Two Sides of Life
(This comment would fit right before you break the middle matza towards the beginning of the Seder.)
There are many traditional reasons for the Yachatz ceremony when we “break up” the middle matza of the three ceremonial matzas on the table. Some say the two halves of this matza represent this world and the world-to-come or the revealed and the hidden. Some say the splitting represents the splitting of the Sea of Reeds; some say the broken matzah is a reminder of the broken Ten Commandments at the feet of the Golden Calf.
There are others, however, for whom the broken matza represents the two sides of life—the inevitable balancing of joy and sorrow.
This year may we break the matza in acknowledgment of life’s complexities – our hope for freedom and our despair at the price paid for it, ourt identification with those yearning for freedom and repulsion at those suppressing it – both sides of every story.
There can be great blessing in understanding this fracture, this brokenness and hiddenness that can open the door to new prayers, new possibilities, and new responsibilities for a better world.
Adapted from Amichai Lau Lavie
Of Time and Freedom: Thoughts on Matza
(To be read before the blessings over matza…just before the meal begins.)
How improbable that the central symbol of the great event in Jewish history is a cracker! Why matza?

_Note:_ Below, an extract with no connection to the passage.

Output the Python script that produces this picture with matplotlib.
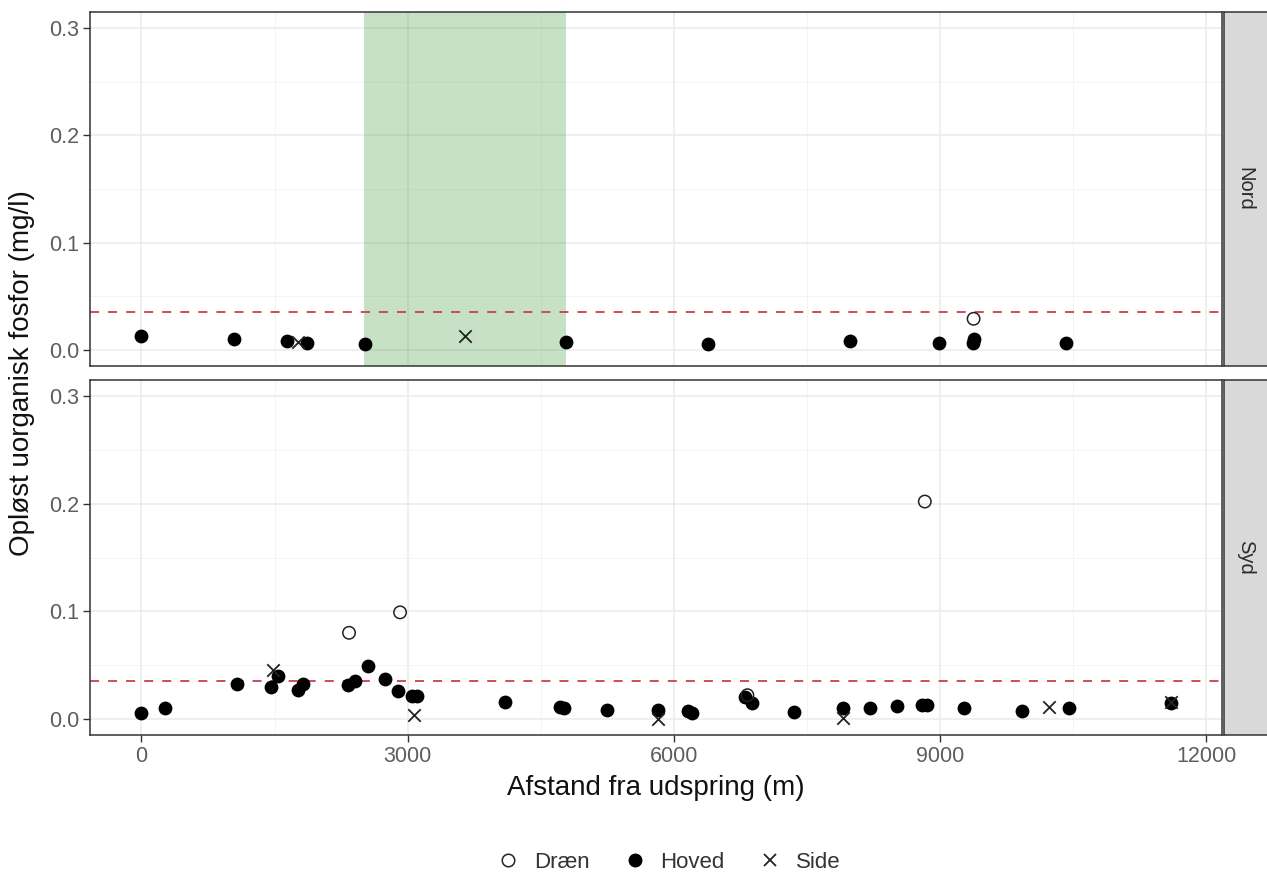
import numpy as np
import matplotlib
matplotlib.use("Agg")
import matplotlib.pyplot as plt
from matplotlib.lines import Line2D

plt.rcParams['font.family'] = ['Liberation Sans', 'DejaVu Sans']

# Nord panel
nord_hoved_x = [0, 1040, 1640, 1870, 2515, 4780, 6390, 7990, 8990, 9370, 9390, 10420]
nord_hoved_y = [0.013, 0.010, 0.0085, 0.0062, 0.0053, 0.0077, 0.0053, 0.0084, 0.0068, 0.006, 0.010, 0.0068]
nord_side_x = [1760, 3650]
nord_side_y = [0.0077, 0.013]
nord_draen_x = [9380]
nord_draen_y = [0.029]

# Syd panel
syd_hoved_x = [0, 270, 1075, 1460, 1540, 1770, 1820, 2325, 2410, 2550, 2745, 2895, 3055, 3105,
               4095, 4720, 4760, 5245, 5825, 6160, 6210, 6800, 6885, 7350, 7905, 8210, 8520,
               8800, 8860, 9275, 9920, 10450, 11600]
syd_hoved_y = [0.0053, 0.010, 0.032, 0.030, 0.040, 0.027, 0.032, 0.0316, 0.0356, 0.049, 0.037, 0.026, 0.021, 0.021,
               0.016, 0.011, 0.010, 0.0084, 0.008, 0.007, 0.005, 0.020, 0.0146, 0.0068, 0.010, 0.010, 0.012,
               0.013, 0.013, 0.0105, 0.0077, 0.0105, 0.015]
syd_side_x = [1480, 3070, 5825, 7905, 10225, 11600]
syd_side_y = [0.0455, 0.0035, 0.0, 0.001, 0.011, 0.016]
syd_draen_x = [2340, 2915, 6830, 8830]
syd_draen_y = [0.080, 0.099, 0.022, 0.202]

graense = 0.035
omraade = (2510, 4780)

W, H = 1267, 877
fig = plt.figure(figsize=(W / 100, H / 100), dpi=100)

def fx(px):
    return px / W

def fy(py):
    return 1 - py / H

def make_panel(top, bottom, label, hx, hy, sx, sy, dx, dy, show_x, rect=None):
    ax = fig.add_axes([fx(90), fy(bottom), fx(1222 - 90), fy(top) - fy(bottom)])
    ax.set_xlim(-580, 12180)
    ax.set_ylim(-0.015, 0.315)
    ax.set_xticks([0, 3000, 6000, 9000, 12000])
    ax.set_xticks([1500, 4500, 7500, 10500], minor=True)
    ax.set_yticks([0.0, 0.1, 0.2, 0.3])
    ax.set_yticks([0.05, 0.15, 0.25], minor=True)
    ax.set_yticklabels(['0.0', '0.1', '0.2', '0.3'])
    ax.grid(True, which='major', color='#EBEBEB', lw=1.1, zorder=0)
    ax.grid(True, which='minor', color='#F2F2F2', lw=0.6, zorder=0)
    ax.set_axisbelow(True)
    for s in ax.spines.values():
        s.set_color('#333333')
        s.set_linewidth(1.1)
    ax.tick_params(which='major', direction='out', length=5, width=1, color='#333333',
                   labelcolor='#5E5E5E', labelsize=15.5, pad=3)
    ax.tick_params(which='minor', length=0)
    if not show_x:
        ax.tick_params(axis='x', labelbottom=False, length=0)
    if rect is not None:
        ax.axvspan(rect[0], rect[1], color='forestgreen', alpha=0.25, lw=0, zorder=1)
    ax.axhline(graense, color='#c8404a', lw=1.3, ls=(0, (5, 5)), zorder=2)
    ax.scatter(hx, hy, s=80, c='black', marker='o', zorder=3)
    ax.scatter(sx, sy, s=80, c='#222222', marker='x', linewidths=1.3, zorder=3)
    ax.scatter(dx, dy, s=80, facecolors='none', edgecolors='#222222', linewidths=1.1, marker='o', zorder=3)

    strip = fig.add_axes([fx(1224), fy(bottom), 1 - fx(1224) + 0.01, fy(top) - fy(bottom)])
    strip.set_facecolor('#D9D9D9')
    strip.set_xticks([])
    strip.set_yticks([])
    for s in strip.spines.values():
        s.set_color('#333333')
        s.set_linewidth(1.1)
    strip.text(0.38, 0.5, label, rotation=-90, ha='center', va='center',
               transform=strip.transAxes, fontsize=14.5, color='#2A2A2A')
    return ax

make_panel(12, 366, 'Nord', nord_hoved_x, nord_hoved_y, nord_side_x, nord_side_y,
           nord_draen_x, nord_draen_y, False, rect=omraade)
make_panel(380, 735, 'Syd', syd_hoved_x, syd_hoved_y, syd_side_x, syd_side_y,
           syd_draen_x, syd_draen_y, True)

fig.text(fx(22), fy(373), 'Opløst uorganisk fosfor (mg/l)', rotation=90,
         ha='center', va='center', fontsize=20, color='#111111')
fig.text(fx(656), fy(788), 'Afstand fra udspring (m)', ha='center', va='center',
         fontsize=20, color='#111111')

handles = [
    Line2D([], [], ls='none', marker='o', mfc='none', mec='#222222', ms=9, mew=1.1),
    Line2D([], [], ls='none', marker='o', mfc='black', mec='black', ms=9),
    Line2D([], [], ls='none', marker='x', mec='#222222', ms=9, mew=1.3),
]
fig.legend(handles, ['Dræn', 'Hoved', 'Side'], loc='center', ncol=3,
           bbox_to_anchor=(fx(666), fy(862)), frameon=False, fontsize=16,
           handletextpad=0.4, columnspacing=1.3, handlelength=1.5,
           labelcolor='#333333')

fig.savefig('out.png', dpi=100)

When told to “hurry up,” Mary Moody Emerson (aunt of Ralph Waldo Emerson)
once responded, “Hurry up is for slaves.”
Time is the most precious human commodity. If we cannot control our own time, we are not free. We all have obligations, but only a slave has no control over his own time.
Matzah represents the forced hurrying of the slave.
Our tradition took this symbol of hurry, of slavery, and made the bread of affliction the symbol of Passover freedom. Israeli scholar Israel Yuval writes: “In the ancient world,
the rising and leavening of dough, represented the power of civilization, of human activity, and interference in nature, while the matzah was a symbol of simplicity and primitivism, the bread of the unsettled nomad, and the bread of affliction that lasts a long time.”
Pesach is a bracing meditation on time and freedom. In leaving Egypt, there was no time to bake bread. The fleeing Israelites transformed the “hurry up, slave” message of matzah into a declaration of freedom for all humanity.
Time is the most precious human commodity. Let the message of the matzah not go unnoticed – let us not rush through our own lives, lest we become enslaved to our own Pharaoh.
Adapted from Rabbi David Wolpe
Matza in Bergen-Belsen
(To be read before the blessings over matza…just before the meal begins.)
In 1944, right before Pesach, the Jews of Rotterdam, Netherlands, were deported to Bergen-Belsen. Although they had wanted to refrain from eating chametz, there was no alternative source of nourishment in the concentration camp. When their rabbi, Aharon Davids, conducted the Seder and they arrived at the blessing for eating matzah, he reached over, picked up a slice of bread and prayed:
O God, You know that it is our desire to do Your will, and that we wish to celebrate Passover, to eat matzah and to observe the prohibition of leavened produce. Yet that is what causes our hearts to ache, for the enslavement prevents us and our lives are in danger. So we prepare ourselves to perform the mitzvah of “You shall live by them” (Leviticus 18:5) – “to live by the laws, not to die by them.” We will listen to the Biblical warning: “Beware and guard your lives very much” (Deuteronomy 4:9).
So we pray to You to keep us alive and to redeem us swiftly – so that some day we may observe Your laws and do Your will and serve You with complete integrity of the heart.
To Rabbi Davids’ words, the congregation answered, “Amen.”
And then they fulfilled the mitzvah of eating matzah – with a piece of bread.
(Rabbi Davids died in the camps. But his wife and daughters survived, made aliyah, and their family recites this prayer annually in Israel.)